Objective: Repeat the lines exactly from the line that contains "Give me the TikZ source for this diagram." through the line that contains "below=11pt of oh.north]"; leave images out and add nothing.

Information given:
=-=-=

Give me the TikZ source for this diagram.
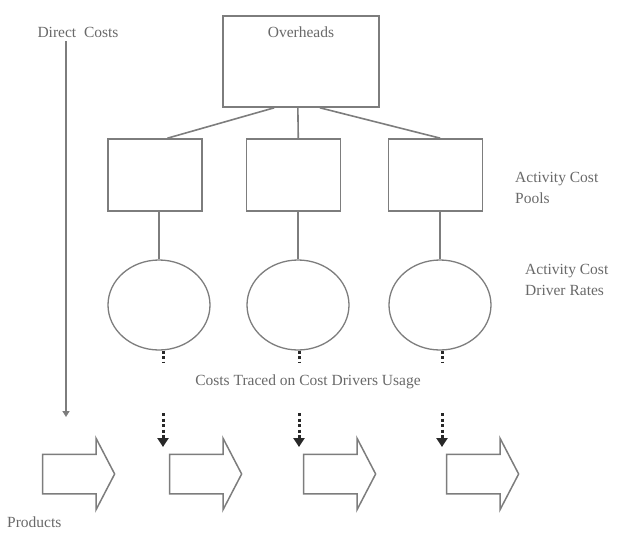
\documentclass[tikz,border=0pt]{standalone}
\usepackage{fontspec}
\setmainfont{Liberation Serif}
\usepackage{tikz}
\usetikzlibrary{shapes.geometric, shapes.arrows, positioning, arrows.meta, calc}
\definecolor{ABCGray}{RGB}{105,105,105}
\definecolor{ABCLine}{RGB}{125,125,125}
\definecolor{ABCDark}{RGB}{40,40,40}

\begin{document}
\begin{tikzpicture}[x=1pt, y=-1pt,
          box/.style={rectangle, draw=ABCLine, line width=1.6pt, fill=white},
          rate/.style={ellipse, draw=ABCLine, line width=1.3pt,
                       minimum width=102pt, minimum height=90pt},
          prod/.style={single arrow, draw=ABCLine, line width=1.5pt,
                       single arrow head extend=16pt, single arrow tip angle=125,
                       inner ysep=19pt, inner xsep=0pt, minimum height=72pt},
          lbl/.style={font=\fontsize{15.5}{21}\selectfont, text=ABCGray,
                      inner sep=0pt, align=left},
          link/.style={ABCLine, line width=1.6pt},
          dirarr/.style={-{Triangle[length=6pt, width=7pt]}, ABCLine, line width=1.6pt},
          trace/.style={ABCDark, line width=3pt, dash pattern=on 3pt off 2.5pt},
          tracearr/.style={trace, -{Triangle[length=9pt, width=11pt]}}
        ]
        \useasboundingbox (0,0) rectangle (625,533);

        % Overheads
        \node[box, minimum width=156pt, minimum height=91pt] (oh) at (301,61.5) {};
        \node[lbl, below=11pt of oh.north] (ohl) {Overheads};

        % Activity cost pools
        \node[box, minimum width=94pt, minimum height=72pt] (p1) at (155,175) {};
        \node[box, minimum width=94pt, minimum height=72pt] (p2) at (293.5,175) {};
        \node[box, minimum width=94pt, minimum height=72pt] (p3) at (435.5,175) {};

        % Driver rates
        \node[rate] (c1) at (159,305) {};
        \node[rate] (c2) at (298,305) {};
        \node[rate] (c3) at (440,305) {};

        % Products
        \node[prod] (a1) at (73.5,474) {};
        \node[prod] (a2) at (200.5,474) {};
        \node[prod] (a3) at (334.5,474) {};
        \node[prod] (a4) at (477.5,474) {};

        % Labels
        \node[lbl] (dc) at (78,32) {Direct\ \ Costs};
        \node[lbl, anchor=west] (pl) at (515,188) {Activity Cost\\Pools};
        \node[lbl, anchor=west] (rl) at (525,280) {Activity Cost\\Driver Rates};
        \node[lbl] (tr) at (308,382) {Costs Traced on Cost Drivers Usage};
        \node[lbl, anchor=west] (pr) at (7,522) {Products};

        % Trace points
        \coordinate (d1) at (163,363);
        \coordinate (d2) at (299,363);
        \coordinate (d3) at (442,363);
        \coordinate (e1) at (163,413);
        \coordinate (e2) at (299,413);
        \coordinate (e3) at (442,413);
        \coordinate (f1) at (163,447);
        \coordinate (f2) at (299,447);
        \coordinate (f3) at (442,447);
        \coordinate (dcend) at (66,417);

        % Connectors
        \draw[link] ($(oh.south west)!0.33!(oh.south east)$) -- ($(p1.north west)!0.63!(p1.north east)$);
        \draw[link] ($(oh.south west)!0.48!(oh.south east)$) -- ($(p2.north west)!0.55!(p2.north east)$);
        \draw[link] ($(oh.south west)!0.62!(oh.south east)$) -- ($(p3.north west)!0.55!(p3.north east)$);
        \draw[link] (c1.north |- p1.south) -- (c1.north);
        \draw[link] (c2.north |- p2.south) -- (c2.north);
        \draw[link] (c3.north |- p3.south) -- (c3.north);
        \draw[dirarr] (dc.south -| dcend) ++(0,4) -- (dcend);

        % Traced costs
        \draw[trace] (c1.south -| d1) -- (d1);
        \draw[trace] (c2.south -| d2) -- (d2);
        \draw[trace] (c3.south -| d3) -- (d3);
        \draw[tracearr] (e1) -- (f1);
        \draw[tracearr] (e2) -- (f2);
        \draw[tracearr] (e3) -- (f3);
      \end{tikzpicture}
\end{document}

=-=-=

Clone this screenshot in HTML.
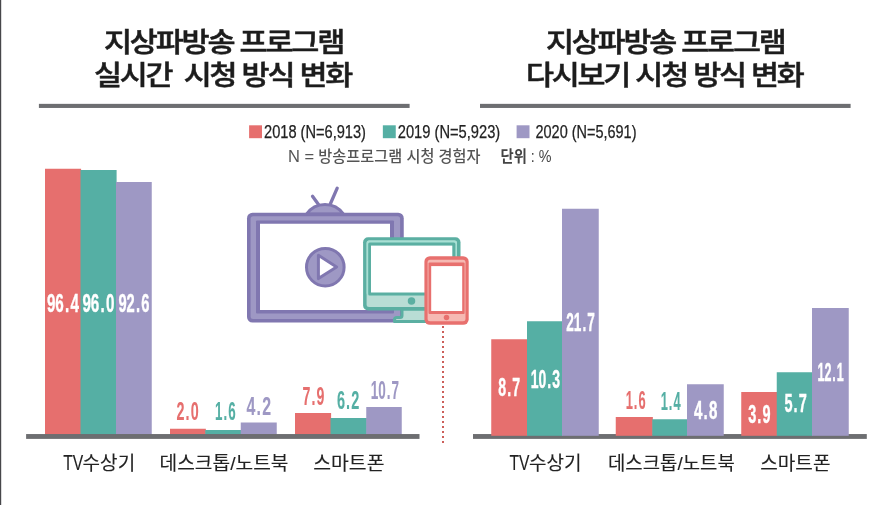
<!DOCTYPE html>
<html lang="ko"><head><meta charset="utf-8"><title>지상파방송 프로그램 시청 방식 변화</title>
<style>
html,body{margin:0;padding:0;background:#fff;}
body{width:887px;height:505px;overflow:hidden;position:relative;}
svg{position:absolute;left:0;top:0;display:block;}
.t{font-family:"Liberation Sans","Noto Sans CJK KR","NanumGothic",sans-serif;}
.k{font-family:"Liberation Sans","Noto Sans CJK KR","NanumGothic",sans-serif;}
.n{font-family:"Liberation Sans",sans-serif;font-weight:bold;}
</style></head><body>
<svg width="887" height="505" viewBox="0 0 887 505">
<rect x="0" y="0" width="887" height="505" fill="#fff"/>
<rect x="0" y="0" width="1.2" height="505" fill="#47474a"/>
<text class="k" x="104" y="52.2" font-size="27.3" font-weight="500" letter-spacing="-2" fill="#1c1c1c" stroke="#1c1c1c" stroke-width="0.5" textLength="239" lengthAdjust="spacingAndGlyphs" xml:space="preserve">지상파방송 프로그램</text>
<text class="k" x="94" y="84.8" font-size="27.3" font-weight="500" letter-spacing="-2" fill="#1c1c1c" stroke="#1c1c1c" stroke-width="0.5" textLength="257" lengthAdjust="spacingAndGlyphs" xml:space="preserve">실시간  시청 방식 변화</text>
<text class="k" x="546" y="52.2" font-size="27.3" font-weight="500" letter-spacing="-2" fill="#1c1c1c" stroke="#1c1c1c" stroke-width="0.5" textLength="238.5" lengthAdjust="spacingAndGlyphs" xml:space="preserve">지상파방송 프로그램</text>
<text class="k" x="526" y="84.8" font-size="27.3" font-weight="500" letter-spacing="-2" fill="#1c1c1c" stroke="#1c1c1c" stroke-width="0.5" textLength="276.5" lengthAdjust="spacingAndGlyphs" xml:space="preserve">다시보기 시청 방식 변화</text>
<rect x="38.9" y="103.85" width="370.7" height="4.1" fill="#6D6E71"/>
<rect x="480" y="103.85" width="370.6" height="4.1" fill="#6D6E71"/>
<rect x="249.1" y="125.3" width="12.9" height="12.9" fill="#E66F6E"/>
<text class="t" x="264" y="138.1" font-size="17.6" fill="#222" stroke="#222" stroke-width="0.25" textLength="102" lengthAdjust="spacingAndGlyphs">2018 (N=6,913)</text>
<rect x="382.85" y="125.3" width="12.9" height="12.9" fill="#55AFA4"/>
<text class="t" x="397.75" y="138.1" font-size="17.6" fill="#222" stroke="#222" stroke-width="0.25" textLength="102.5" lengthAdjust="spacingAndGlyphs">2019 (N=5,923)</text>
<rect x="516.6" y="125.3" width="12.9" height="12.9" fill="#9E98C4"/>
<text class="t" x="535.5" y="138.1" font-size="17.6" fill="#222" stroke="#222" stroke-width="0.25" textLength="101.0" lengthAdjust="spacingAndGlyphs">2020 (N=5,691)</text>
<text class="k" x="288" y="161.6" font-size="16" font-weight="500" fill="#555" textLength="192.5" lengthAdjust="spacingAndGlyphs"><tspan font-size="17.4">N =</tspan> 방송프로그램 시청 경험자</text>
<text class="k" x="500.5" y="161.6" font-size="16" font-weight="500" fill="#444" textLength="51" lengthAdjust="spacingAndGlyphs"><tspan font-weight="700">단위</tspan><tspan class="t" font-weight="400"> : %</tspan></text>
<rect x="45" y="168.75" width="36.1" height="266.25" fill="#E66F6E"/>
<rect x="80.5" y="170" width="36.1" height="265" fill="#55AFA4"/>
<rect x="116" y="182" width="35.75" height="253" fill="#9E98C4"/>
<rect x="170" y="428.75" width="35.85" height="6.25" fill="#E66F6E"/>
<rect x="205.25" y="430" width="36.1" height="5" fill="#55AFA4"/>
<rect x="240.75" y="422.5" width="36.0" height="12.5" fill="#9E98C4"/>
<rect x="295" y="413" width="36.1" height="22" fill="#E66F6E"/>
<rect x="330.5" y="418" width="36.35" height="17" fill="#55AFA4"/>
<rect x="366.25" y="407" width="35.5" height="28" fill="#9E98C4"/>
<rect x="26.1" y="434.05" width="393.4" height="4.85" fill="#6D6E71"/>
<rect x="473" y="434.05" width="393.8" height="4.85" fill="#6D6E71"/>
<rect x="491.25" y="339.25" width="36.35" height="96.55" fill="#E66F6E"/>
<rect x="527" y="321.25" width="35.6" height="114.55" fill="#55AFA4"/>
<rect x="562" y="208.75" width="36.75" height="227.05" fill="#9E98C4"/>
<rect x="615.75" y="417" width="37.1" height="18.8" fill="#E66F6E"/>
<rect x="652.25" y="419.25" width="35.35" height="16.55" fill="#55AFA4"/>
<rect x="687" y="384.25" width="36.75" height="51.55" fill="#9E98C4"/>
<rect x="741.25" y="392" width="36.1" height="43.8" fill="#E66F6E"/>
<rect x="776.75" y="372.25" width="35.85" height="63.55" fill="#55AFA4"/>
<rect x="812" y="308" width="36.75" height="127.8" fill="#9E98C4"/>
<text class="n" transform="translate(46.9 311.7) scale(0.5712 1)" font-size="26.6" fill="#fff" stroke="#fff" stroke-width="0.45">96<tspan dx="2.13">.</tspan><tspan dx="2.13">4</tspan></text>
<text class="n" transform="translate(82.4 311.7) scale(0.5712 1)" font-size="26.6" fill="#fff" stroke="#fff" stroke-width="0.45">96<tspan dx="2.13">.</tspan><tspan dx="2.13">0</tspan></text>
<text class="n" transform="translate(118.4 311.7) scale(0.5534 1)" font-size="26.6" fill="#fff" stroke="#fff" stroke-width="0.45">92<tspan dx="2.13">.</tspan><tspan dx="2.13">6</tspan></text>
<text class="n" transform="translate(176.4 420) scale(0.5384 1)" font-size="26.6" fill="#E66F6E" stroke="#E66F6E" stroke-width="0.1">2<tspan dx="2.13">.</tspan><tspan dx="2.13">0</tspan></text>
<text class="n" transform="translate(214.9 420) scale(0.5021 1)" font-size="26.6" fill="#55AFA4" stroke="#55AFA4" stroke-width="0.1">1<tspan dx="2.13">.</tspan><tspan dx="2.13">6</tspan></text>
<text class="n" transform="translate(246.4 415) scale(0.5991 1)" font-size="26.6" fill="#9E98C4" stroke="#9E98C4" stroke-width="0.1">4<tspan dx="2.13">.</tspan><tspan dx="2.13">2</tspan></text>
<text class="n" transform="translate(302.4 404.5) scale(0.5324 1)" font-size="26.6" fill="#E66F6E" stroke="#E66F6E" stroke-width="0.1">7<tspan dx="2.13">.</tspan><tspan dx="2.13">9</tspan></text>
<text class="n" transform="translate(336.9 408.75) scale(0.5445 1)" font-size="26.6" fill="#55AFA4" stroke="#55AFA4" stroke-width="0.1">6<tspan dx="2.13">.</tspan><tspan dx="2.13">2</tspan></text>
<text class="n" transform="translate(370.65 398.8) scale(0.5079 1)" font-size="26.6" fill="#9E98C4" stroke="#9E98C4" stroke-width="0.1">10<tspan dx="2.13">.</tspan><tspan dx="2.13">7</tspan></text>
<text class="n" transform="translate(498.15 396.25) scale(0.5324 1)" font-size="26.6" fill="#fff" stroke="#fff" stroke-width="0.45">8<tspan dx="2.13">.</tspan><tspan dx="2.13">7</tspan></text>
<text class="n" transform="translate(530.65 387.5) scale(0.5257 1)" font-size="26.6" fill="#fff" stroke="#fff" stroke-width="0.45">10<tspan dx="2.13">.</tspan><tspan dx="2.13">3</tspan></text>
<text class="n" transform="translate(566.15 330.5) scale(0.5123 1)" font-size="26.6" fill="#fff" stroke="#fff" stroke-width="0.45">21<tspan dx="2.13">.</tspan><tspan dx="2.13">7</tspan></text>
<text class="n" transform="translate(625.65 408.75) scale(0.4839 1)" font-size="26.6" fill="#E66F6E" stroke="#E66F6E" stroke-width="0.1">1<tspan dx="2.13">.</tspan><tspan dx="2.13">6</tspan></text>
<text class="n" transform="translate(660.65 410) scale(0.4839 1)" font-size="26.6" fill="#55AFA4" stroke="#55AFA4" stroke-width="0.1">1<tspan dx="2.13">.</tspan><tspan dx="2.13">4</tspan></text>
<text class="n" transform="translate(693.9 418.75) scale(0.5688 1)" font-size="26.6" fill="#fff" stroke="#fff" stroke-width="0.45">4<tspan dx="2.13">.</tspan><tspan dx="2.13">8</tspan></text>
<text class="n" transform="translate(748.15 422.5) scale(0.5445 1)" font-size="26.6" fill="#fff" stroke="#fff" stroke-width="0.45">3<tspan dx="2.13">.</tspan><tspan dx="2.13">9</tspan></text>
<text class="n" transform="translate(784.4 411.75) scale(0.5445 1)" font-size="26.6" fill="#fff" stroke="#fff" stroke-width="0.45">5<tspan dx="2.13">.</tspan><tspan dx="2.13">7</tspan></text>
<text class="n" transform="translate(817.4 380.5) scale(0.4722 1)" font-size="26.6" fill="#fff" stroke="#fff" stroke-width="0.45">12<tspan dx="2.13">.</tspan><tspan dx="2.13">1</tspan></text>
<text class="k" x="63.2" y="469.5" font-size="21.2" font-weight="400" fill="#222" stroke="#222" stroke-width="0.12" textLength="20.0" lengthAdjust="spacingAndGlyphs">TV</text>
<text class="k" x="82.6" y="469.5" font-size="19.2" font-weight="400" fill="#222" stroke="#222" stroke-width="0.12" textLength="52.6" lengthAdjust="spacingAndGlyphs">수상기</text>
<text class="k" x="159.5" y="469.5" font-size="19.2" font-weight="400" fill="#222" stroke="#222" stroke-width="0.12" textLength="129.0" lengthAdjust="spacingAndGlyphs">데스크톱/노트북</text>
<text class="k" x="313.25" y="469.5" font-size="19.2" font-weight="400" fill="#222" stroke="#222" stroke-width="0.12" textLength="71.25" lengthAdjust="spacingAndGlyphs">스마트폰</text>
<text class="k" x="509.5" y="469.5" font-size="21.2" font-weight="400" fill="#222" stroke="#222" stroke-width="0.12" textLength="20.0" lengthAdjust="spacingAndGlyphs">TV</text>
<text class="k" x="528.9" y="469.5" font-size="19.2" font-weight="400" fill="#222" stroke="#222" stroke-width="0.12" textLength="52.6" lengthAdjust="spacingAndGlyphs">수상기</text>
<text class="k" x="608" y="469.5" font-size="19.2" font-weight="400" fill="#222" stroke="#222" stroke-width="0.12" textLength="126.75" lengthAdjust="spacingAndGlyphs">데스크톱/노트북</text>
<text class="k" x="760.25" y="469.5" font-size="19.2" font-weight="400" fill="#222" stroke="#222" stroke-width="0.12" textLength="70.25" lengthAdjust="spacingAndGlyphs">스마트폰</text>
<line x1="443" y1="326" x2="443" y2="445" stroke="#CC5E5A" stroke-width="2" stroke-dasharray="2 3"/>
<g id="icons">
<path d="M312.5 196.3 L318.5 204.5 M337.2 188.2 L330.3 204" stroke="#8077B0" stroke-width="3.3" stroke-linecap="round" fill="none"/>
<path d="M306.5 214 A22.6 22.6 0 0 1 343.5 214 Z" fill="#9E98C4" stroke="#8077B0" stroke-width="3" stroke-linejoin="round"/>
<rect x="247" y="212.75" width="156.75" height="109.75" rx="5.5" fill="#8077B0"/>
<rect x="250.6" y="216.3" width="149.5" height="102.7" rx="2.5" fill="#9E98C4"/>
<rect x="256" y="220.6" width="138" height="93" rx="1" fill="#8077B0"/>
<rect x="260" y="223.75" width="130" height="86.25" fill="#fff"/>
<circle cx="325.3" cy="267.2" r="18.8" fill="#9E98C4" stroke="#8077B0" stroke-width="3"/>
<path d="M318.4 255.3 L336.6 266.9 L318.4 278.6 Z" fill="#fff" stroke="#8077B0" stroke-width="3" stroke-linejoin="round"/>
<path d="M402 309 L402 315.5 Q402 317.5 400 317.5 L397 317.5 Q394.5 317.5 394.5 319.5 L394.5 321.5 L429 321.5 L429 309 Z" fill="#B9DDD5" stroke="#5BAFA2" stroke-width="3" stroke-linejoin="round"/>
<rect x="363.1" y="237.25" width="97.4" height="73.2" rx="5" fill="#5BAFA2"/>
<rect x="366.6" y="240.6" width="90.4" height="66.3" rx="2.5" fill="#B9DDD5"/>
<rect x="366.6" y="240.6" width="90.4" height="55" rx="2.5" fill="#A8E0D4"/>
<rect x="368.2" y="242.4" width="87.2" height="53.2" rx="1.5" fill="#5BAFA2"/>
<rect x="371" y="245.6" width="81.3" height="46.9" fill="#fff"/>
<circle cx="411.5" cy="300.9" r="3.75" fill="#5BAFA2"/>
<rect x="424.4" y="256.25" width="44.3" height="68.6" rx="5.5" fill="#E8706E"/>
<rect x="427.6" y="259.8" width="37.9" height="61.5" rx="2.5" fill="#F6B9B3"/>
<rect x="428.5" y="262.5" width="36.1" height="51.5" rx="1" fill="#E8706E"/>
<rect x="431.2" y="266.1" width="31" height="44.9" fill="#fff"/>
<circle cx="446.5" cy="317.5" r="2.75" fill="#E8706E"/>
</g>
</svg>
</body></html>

=-=-=

Task result:
Give me the TikZ source for this diagram.
\documentclass[tikz,border=0pt]{standalone}
\usepackage{fontspec}
\setmainfont{Liberation Serif}
\usepackage{tikz}
\usetikzlibrary{shapes.geometric, shapes.arrows, positioning, arrows.meta, calc}
\definecolor{ABCGray}{RGB}{105,105,105}
\definecolor{ABCLine}{RGB}{125,125,125}
\definecolor{ABCDark}{RGB}{40,40,40}

\begin{document}
\begin{tikzpicture}[x=1pt, y=-1pt,
          box/.style={rectangle, draw=ABCLine, line width=1.6pt, fill=white},
          rate/.style={ellipse, draw=ABCLine, line width=1.3pt,
                       minimum width=102pt, minimum height=90pt},
          prod/.style={single arrow, draw=ABCLine, line width=1.5pt,
                       single arrow head extend=16pt, single arrow tip angle=125,
                       inner ysep=19pt, inner xsep=0pt, minimum height=72pt},
          lbl/.style={font=\fontsize{15.5}{21}\selectfont, text=ABCGray,
                      inner sep=0pt, align=left},
          link/.style={ABCLine, line width=1.6pt},
          dirarr/.style={-{Triangle[length=6pt, width=7pt]}, ABCLine, line width=1.6pt},
          trace/.style={ABCDark, line width=3pt, dash pattern=on 3pt off 2.5pt},
          tracearr/.style={trace, -{Triangle[length=9pt, width=11pt]}}
        ]
        \useasboundingbox (0,0) rectangle (625,533);

        % Overheads
        \node[box, minimum width=156pt, minimum height=91pt] (oh) at (301,61.5) {};
        \node[lbl, below=11pt of oh.north] (ohl) {Overheads};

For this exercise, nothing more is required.